-- Written exercise --
Starting at the first line of the listing below, repeat each line up to and including the one containing "from matplotlib.lines import Line2D". Leave out pictures.

═══ Data rows

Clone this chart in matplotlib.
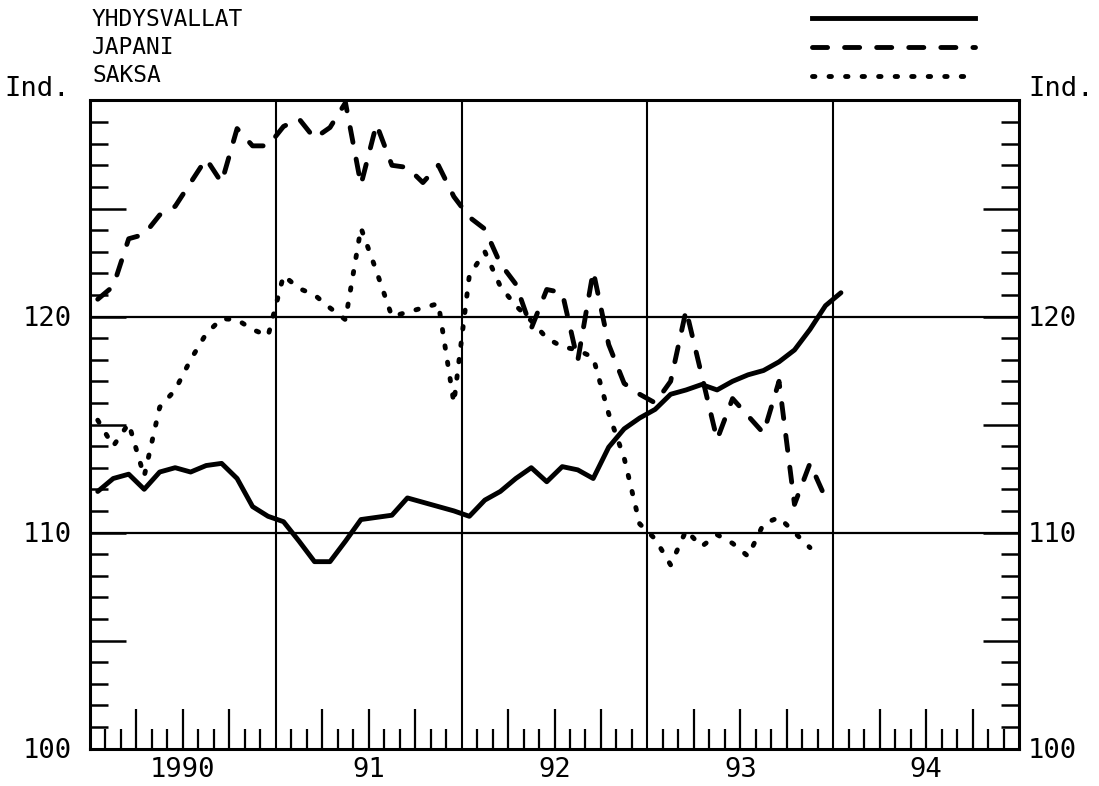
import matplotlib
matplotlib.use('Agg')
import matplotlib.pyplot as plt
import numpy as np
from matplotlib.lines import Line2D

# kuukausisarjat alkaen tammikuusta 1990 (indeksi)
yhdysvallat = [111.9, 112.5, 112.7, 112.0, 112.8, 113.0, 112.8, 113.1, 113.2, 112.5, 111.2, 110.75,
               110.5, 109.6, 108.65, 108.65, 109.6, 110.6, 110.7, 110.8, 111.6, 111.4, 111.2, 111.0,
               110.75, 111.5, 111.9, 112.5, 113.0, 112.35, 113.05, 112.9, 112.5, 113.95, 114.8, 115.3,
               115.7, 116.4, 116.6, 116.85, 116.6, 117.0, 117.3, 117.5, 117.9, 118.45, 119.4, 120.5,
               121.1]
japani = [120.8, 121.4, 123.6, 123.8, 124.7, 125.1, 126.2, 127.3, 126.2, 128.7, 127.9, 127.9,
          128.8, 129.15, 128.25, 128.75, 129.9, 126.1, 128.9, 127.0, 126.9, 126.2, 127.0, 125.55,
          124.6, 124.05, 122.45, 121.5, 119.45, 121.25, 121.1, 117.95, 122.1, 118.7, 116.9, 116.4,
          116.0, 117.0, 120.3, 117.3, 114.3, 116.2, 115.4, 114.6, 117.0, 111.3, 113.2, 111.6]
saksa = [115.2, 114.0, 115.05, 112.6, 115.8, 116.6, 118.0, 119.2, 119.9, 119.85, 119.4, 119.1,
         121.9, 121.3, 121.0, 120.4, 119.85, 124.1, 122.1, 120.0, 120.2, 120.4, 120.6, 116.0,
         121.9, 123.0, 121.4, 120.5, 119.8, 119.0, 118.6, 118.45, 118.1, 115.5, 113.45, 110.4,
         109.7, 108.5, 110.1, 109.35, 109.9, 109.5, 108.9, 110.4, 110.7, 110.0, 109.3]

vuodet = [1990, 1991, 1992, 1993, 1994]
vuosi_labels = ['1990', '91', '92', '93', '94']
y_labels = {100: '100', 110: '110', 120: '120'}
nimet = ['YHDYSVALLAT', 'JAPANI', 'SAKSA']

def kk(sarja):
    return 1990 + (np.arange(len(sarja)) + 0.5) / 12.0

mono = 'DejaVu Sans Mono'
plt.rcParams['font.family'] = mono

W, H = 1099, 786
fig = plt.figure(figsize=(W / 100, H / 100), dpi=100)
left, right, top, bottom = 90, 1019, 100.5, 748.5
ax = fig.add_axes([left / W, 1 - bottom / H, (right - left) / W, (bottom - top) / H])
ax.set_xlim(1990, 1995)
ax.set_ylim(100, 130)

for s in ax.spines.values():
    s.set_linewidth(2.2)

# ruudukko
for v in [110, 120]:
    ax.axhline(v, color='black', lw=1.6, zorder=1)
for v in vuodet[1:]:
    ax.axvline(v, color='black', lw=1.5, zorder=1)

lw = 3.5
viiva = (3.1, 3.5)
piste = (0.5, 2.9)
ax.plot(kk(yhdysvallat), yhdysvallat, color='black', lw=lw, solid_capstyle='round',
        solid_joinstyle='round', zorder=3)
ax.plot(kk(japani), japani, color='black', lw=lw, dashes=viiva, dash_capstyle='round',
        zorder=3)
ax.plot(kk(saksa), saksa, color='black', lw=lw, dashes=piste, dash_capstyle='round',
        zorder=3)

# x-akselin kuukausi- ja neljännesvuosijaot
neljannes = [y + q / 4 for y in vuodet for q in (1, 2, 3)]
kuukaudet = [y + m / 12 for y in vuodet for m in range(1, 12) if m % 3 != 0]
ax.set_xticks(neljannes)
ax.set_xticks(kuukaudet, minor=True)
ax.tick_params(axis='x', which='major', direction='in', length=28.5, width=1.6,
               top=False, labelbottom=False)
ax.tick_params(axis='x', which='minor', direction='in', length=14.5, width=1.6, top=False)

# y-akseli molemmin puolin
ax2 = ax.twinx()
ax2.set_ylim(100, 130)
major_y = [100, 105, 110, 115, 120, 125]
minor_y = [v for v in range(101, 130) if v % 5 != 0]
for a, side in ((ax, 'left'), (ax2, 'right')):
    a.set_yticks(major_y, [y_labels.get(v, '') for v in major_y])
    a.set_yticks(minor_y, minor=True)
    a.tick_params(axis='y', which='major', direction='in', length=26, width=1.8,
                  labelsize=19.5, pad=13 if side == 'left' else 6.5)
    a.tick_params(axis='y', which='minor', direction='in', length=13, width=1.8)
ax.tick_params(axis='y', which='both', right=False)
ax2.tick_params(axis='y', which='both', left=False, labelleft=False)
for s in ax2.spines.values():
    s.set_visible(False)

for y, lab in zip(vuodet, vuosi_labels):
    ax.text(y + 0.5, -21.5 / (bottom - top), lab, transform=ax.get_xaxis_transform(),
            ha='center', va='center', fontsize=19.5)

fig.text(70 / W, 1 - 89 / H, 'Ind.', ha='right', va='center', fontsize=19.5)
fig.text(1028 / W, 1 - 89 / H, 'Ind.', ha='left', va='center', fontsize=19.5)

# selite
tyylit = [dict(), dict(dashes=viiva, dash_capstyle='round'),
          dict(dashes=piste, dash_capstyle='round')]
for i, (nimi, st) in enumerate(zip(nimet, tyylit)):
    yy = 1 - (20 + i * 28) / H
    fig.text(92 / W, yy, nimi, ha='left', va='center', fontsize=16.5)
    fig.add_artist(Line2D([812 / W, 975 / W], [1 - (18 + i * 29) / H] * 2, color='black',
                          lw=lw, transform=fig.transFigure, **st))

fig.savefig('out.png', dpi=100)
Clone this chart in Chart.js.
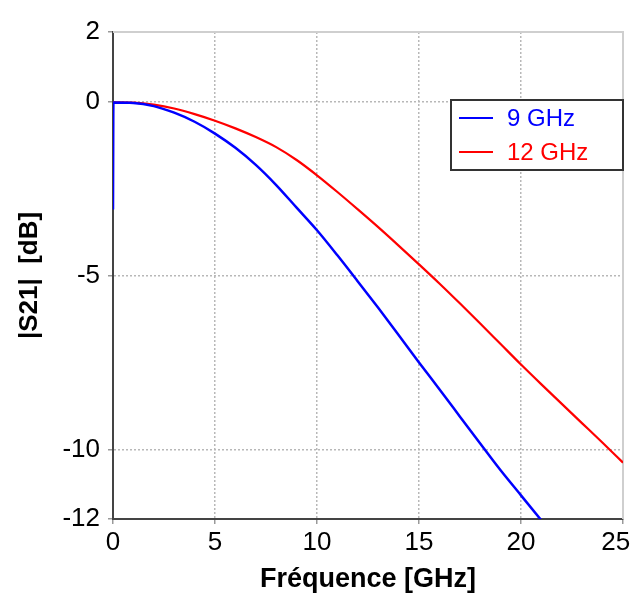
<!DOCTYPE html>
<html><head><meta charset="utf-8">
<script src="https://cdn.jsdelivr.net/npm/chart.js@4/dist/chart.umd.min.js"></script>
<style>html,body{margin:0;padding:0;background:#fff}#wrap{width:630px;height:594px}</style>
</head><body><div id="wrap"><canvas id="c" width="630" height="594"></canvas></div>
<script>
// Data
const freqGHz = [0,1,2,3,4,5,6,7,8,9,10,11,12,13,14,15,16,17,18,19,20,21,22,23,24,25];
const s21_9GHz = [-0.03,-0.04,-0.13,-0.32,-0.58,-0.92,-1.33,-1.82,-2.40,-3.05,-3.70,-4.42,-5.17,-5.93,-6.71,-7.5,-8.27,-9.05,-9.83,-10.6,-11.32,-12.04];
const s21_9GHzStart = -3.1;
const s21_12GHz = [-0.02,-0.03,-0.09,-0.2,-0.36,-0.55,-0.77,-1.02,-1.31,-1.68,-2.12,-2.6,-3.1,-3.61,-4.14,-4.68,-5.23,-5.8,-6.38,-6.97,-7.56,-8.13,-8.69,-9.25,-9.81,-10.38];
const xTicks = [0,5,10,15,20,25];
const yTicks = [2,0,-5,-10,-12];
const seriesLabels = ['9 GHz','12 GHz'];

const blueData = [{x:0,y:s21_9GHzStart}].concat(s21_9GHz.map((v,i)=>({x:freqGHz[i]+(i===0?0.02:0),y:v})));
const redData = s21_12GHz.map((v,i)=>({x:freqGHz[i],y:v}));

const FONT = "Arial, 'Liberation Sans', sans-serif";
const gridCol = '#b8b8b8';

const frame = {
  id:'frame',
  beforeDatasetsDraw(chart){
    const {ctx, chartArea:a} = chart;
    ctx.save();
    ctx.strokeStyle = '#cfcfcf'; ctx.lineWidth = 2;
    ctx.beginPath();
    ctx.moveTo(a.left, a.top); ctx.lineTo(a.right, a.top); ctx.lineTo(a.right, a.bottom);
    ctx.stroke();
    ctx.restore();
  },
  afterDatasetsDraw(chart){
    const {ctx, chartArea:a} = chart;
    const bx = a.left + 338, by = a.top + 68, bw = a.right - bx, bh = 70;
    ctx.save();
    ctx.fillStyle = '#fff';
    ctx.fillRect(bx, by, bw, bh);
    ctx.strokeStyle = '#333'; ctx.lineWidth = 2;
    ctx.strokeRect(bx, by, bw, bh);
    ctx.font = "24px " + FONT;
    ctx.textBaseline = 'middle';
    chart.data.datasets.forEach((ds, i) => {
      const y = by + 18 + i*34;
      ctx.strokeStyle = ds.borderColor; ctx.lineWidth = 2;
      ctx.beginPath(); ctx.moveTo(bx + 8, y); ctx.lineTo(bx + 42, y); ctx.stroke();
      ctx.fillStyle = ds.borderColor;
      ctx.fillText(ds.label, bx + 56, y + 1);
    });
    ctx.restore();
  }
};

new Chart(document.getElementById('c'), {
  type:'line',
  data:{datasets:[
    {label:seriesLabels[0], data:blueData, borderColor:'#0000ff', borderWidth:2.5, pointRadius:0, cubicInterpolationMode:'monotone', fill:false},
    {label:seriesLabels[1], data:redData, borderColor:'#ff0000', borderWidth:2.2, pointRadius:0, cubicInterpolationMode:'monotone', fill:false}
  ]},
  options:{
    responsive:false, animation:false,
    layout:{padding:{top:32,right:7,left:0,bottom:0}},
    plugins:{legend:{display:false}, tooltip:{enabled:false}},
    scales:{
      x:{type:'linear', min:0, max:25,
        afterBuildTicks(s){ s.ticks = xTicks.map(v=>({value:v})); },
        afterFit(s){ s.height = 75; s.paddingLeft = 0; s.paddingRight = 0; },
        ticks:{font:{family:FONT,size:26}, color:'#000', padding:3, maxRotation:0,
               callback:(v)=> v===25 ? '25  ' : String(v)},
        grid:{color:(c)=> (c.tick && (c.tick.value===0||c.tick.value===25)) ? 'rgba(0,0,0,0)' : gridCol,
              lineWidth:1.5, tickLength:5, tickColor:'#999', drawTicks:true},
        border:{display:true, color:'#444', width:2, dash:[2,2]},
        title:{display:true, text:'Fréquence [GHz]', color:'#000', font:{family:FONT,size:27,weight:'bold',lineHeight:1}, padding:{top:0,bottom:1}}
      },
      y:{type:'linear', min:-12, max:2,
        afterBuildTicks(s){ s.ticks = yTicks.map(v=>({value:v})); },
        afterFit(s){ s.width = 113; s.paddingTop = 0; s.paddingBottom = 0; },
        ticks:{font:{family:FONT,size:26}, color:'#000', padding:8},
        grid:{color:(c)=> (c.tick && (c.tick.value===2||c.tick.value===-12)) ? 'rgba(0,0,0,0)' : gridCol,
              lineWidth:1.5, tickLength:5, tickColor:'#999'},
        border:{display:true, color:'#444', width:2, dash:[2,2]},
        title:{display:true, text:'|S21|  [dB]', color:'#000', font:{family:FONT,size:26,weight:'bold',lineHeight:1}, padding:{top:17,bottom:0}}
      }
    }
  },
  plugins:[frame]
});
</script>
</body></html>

══════

-- Response --
Clone this chart in matplotlib.
import matplotlib
matplotlib.use('Agg')
import matplotlib.pyplot as plt
import numpy as np
from matplotlib.lines import Line2D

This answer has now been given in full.